近年、中国とロシアのハッキング被害が増加していると言われています。そこで今回は、中国・ロシアのサイバー攻撃についてお話します。お相手はLRMの湯です。
第2回世界インターネット大会
2015年12月16~18日、中国が自らイニシアティブを取るかたちで浙江省の烏鎮(うちん)で「第2回世界インターネット大会」を開催しました。
そこで、中国国家主席習近平氏は下記事項を強調しました。
「第13次5カ年計画を実施する間、中国はインターネット強国戦略、国家ビッグデータ戦略、“インターネット+”の行動計画を大々的に実施し、積極的で前向きなネット文化を浸透させ、ネット経済の空間を開拓し、インターネットと経済社会の融合的な発展を促進するつもりである」
今回の大会では、前回の約1,200人を大きく上回る、120の国家・地域、20以上の国際組織から約2000人の業界関係者(政府官僚、企業家、研究者、技術者、民間団体など)が参加しました。
ロシア、米国の大手企業も殺到し、中国現地大手の百度、アリババ、テンセント、新浪、JD京東、シャオミー、捜狐、レノボなどの責任者と意見を交わしました。
鳥鎮(うちん)イニシアティブ
同会議の最後の日、18日に《鳥鎮イニシアティブ》が最大成果物として発表されました。中国の「インターネット発展空間」と「サイバー安全保障」に対する情熱が見られます。

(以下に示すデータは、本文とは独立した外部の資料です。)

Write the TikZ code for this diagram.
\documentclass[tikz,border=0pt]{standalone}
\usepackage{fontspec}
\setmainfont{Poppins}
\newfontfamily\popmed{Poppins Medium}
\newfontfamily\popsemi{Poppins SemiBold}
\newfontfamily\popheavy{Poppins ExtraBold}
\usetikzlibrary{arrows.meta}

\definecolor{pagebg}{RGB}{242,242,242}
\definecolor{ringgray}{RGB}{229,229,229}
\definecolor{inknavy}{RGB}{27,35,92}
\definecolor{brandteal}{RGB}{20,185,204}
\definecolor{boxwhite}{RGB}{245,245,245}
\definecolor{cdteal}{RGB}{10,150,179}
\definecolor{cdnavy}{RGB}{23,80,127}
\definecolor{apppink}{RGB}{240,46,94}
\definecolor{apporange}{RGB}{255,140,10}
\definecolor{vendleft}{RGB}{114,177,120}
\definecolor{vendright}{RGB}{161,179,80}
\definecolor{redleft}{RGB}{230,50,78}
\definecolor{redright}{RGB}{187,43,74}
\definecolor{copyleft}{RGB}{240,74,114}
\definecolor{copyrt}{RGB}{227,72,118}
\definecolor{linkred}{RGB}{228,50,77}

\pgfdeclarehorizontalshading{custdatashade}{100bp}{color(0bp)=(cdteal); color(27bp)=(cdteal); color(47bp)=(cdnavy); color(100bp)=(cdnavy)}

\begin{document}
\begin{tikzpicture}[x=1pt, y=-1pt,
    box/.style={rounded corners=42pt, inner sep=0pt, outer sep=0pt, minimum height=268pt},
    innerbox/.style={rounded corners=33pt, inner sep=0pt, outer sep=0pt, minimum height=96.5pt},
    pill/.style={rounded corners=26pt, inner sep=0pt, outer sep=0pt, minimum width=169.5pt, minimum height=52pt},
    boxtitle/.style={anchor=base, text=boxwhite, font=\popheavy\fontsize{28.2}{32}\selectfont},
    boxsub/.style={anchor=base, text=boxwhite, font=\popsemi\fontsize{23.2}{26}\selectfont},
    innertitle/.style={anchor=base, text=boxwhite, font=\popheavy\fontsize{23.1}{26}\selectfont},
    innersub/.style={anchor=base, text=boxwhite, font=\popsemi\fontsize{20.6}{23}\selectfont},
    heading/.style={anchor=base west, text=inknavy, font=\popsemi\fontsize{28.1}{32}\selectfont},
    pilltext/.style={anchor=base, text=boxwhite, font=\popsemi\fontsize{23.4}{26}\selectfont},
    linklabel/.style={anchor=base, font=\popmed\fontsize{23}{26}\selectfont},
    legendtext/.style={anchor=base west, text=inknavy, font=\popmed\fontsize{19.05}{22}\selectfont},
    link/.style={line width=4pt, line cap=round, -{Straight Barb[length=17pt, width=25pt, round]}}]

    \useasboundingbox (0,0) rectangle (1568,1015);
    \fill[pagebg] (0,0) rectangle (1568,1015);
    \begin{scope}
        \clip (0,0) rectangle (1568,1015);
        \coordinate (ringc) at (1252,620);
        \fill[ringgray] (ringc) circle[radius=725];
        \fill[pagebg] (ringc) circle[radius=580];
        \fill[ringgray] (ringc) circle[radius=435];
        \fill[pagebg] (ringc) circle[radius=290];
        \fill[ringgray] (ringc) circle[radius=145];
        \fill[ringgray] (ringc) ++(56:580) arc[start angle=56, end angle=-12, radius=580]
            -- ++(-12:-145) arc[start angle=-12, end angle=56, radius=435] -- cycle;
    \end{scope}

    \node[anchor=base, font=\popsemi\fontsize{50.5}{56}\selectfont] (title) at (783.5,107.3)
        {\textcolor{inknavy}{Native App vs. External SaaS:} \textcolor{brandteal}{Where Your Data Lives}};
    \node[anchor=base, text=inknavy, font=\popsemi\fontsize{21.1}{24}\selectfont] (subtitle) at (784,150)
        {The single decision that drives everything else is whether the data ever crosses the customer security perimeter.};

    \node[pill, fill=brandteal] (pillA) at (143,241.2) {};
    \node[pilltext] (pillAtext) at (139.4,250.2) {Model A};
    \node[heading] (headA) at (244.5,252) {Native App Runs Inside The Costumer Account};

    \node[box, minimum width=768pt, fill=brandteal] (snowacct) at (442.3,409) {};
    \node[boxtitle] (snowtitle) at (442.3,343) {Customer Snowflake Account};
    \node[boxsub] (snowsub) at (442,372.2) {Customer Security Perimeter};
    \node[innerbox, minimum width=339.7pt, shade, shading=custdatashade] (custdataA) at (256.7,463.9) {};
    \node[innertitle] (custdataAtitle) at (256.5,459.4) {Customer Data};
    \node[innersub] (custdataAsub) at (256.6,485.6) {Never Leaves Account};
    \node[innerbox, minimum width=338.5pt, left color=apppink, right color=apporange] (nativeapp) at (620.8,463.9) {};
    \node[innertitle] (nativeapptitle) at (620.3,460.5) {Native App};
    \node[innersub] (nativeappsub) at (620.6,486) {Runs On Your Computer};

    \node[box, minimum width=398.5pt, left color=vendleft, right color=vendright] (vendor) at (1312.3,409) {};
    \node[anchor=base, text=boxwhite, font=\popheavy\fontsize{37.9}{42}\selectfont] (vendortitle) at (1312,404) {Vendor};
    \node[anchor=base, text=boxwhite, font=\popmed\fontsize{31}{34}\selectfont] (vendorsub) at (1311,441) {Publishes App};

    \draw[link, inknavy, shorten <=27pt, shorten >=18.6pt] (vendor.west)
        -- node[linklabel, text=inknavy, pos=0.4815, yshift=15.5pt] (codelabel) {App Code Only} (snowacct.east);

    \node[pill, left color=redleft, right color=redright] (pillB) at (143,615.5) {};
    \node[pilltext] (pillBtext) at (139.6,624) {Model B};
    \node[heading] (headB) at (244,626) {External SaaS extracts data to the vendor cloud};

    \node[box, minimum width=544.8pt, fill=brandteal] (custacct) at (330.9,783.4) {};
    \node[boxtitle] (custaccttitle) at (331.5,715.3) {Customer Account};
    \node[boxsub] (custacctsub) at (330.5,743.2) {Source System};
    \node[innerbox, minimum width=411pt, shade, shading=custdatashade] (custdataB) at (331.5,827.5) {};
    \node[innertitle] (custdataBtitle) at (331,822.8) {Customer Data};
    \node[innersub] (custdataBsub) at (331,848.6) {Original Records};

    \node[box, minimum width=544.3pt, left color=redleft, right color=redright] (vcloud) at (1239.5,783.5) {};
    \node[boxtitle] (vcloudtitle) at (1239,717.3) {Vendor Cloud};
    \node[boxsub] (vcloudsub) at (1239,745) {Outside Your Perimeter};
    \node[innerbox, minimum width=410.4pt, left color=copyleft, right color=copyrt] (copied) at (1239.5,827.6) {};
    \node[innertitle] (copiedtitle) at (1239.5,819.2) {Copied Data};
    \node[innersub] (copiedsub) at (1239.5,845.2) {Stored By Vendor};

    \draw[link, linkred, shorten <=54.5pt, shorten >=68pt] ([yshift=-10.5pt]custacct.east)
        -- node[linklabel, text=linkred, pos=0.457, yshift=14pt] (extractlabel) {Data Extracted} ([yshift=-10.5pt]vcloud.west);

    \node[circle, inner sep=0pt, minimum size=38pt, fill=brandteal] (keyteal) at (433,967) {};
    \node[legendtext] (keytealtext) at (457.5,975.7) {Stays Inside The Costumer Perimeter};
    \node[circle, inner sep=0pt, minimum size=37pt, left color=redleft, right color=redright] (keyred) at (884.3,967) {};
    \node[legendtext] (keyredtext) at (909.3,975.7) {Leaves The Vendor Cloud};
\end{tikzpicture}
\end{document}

また、同会議の中で、習近平は「グローバルインターネットガバナンス体系の変革」を堅持すべきだと強く主張しました。
その演説の第二条「平和と安全を守ること」では、
「商業機密に対する窃盗や政府のウェブサイトへのハッキングはすべて関連する法律と国際公約に基づき、断固として打撃を与えられなければならない。サイバーセキュリティにダブルスタンダードがあってはならない。1つの国家が安全で他の国家が不安全、あるいは一部分の国家が安全でもう一部分の国家が不安全という状況が起こってはならない。また、他国の安全を犠牲にする形で自国の絶対的安全を追求するようなことがあってはもっとならない」
という内容が含まれていました。
中国・ロシアのサイバー攻撃被害が増加中
大会の「世界サイバーセキュリティ調査」によりますと、中国が受けたサイバー攻撃は517%増えたそうです。その次はロシアの150%増。実際に両国の企業に与えた平均損失は、中国企業260万ドル、ロシア530万ドルでした。
サイバー攻撃を防ぐため、2015年中、露企業がネットセキュリティ強化に振り当てた出費は大幅に上昇し、35%増と16%増となりました。
同調査によりますと、民営企業より中国国営企業の方がハッキング防止とサイバーセキュリティに対する安全意識はまだまだ弱いようです。
中国全体の経済環境は現在、インターネットの発展に非常に適しており、各分野の至る所にサイバー安全に関連するビジネスチャンスがあります。
医療、金融、教育、ホテルなど、考えつく限りの業界が、情報安全に改めて目を向けているおかげで、海外情報安全業者からの企業情報資産の保護指導はこれからの主流トレンドになると筆者は確信しています。